ABSTRACT Xenon NMR is a useful method for probing structure and dynamics of micro-porous materials due to the sensitivity of xenon’s chemical shifts to its local interactions, and the diffusion property of xenon atoms. Here, we report a study of solvation, interaction and diffusion of xenon atoms inside the HPLC column materials, Zorbax SB-C18 and XDB-C18 which were made of siloxane surface coatings of porous silica, by variable-temperature dependent (VT) 129Xe, 1H–129Xe cross-polarization (CP), and two-dimensional exchange (2D EXSY) NMR experiments. The VT NMR experiment showed the solvation and dynamics of xenon atoms in the column materials.
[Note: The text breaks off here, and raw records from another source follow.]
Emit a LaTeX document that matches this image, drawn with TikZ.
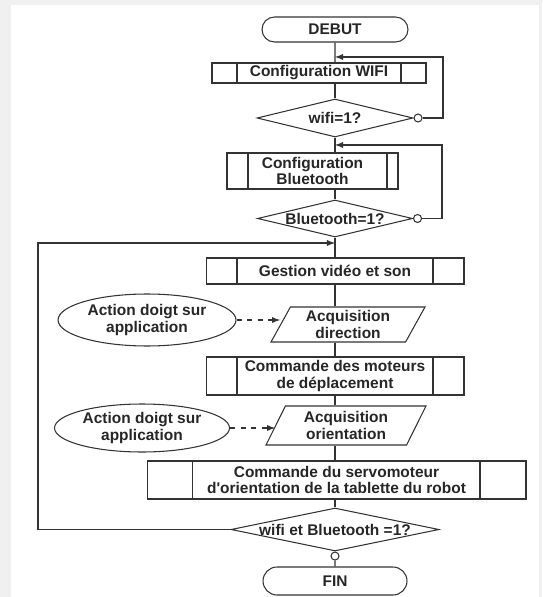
\documentclass[tikz,border=0pt]{standalone}
\usepackage{fontspec}
\setmainfont{Liberation Sans}
\usetikzlibrary{shapes.geometric,shapes.misc,calc}

\newcommand{\centre}[1]{\makebox[0pt]{#1}}

\tikzset{
  trait/.style={line width=0.6pt,draw=black!80},
  fleche/.style={trait,-latex},
  pointille/.style={trait,dashed,-latex},
  texte/.style={font=\bfseries\fontsize{8.8}{9.3}\selectfont,align=center,inner sep=0pt,text=black!85},
  debutfin/.style={texte,trait,rounded rectangle},
  sousprog/.style 2 args={texte,trait,rectangle,
    path picture={
      \draw[trait] ([xshift=#1cm]path picture bounding box.north west) -- ([xshift=#1cm]path picture bounding box.south west);
      \draw[trait] ([xshift=-#2cm]path picture bounding box.north east) -- ([xshift=-#2cm]path picture bounding box.south east);
    }},
  test/.style={texte,trait,diamond,aspect=4},
  saisie/.style={texte,trait,trapezium,trapezium left angle=55,trapezium right angle=125,trapezium stretches body},
  action/.style={texte,trait,ellipse},
  rond/.style={trait,circle,fill=white,inner sep=0pt,minimum size=0.16cm}
}

\begin{document}
\begin{tikzpicture}[x=0.02cm,y=-0.02cm]
\useasboundingbox (0,0) rectangle (542,597);
\fill[gray!12] (0,0) rectangle (542,597);
\fill[white] (11,5) rectangle (539,597);

\node[debutfin,minimum width=2.92cm,minimum height=0.5cm] (debut) at (335,29.5) {DEBUT};
\node[sousprog={0.5}{0.5},minimum width=4.28cm,minimum height=0.4cm] (wifi) at (319,73) {Configuration WIFI};
\node[test,minimum width=3.12cm,minimum height=0.76cm] (testwifi) at (335,118) {\centre{wifi=1?}};
\node[sousprog={0.42}{0.22},minimum width=3.42cm,minimum height=0.72cm] (bt) at (312.5,171) {Configuration\\Bluetooth};
\node[test,minimum width=3.1cm,minimum height=0.74cm] (testbt) at (335,218.5) {\centre{Bluetooth=1?}};
\node[sousprog={0.62}{0.62},minimum width=5.16cm,minimum height=0.52cm] (gestion) at (335,271) {Gestion vidéo et son};
\node[saisie,minimum width=3.08cm,minimum height=0.7cm] (acqdir) at (348,324.5) {Acquisition\\direction};
\node[action,minimum width=3.56cm,minimum height=1.04cm] (doigt1) at (147,320) {Action doigt sur\\application};
\node[sousprog={0.62}{0.62},minimum width=5.16cm,minimum height=0.76cm] (moteurs) at (335,376) {Commande des moteurs\\de déplacement};
\node[saisie,minimum width=3.2cm,minimum height=0.78cm] (acqori) at (346,425.5) {Acquisition\\orientation};
\node[action,minimum width=3.5cm,minimum height=0.96cm] (doigt2) at (142,428) {Action doigt sur\\application};
\node[sousprog={0.9}{0.92},minimum width=7.58cm,minimum height=0.76cm] (servo) at (336.5,480) {Commande du servomoteur\\d\textquotesingle orientation de la tablette du robot};
\node[test,minimum width=4.16cm,minimum height=0.86cm] (testfin) at (335,529.5) {\centre{wifi et Bluetooth =1?}};
\node[debutfin,minimum width=2.88cm,minimum height=0.56cm] (fin) at (335,581) {FIN};

% ronds des sorties "non"
\node[rond,anchor=west] (non1) at (testwifi.east) {};
\node[rond,anchor=west] (non2) at (testbt.east) {};
\node[rond,anchor=north] (oui) at (testfin.south) {};

\coordinate (retour1) at (443,57);
\coordinate (retour2) at (442,145);
\coordinate (retour3) at (38,243);

% fil principal
\draw[trait] (debut) -- (debut |- wifi.north);
\draw[trait] (debut |- wifi.south) -- (testwifi.north);
\draw[trait] (testwifi.south) -- (debut |- bt.north);
\draw[trait] (debut |- bt.south) -- (testbt.north);
\draw[trait] (testbt.south) -- (gestion.north);
\draw[trait] (gestion.south) -- (debut |- acqdir.north);
\draw[trait] (debut |- acqdir.south) -- (moteurs.north);
\draw[trait] (moteurs.south) -- (debut |- acqori.north);
\draw[trait] (debut |- acqori.south) -- (servo.north -| debut);
\draw[trait] (servo.south -| debut) -- (testfin.north);
\draw[trait] (oui) -- (fin);

% boucles
\draw[fleche] (non1) -| (retour1) -- (debut |- retour1);
\draw[fleche] (non2) -| (retour2) -- (debut |- retour2);
\draw[fleche] (testfin.west) -| (retour3) -- (debut |- retour3);

% actions de l'utilisateur
\draw[pointille] (doigt1) -- (doigt1 -| acqdir.west);
\draw[pointille] (doigt2) -- (doigt2 -| acqori.west);
\end{tikzpicture}
\end{document}
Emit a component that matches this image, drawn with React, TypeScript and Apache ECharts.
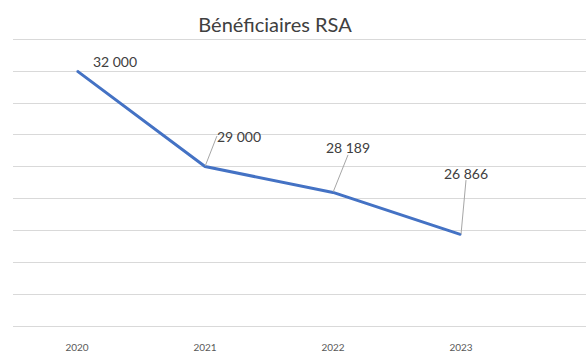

The CP experiment at low temperature provided evidence for probing the direct interaction of xenon atoms with the hydrocarbon chains of the stationary phase, and helped for assigning the 129Xe peaks in the VT NMR spectra. The 2D EXSY NMR experimental result showed the diffusion of xenon atoms within the accessible spaces in the column materials. Combined with our previous study, a full picture of xenon’s behavior inside the column materials has been described. This study provides a basic understanding of xenon NMR of the column materials, which enables us to conduct further investigation of retention mechanisms of column materials in terms of molecular interaction and diffusion by xenon NMR method.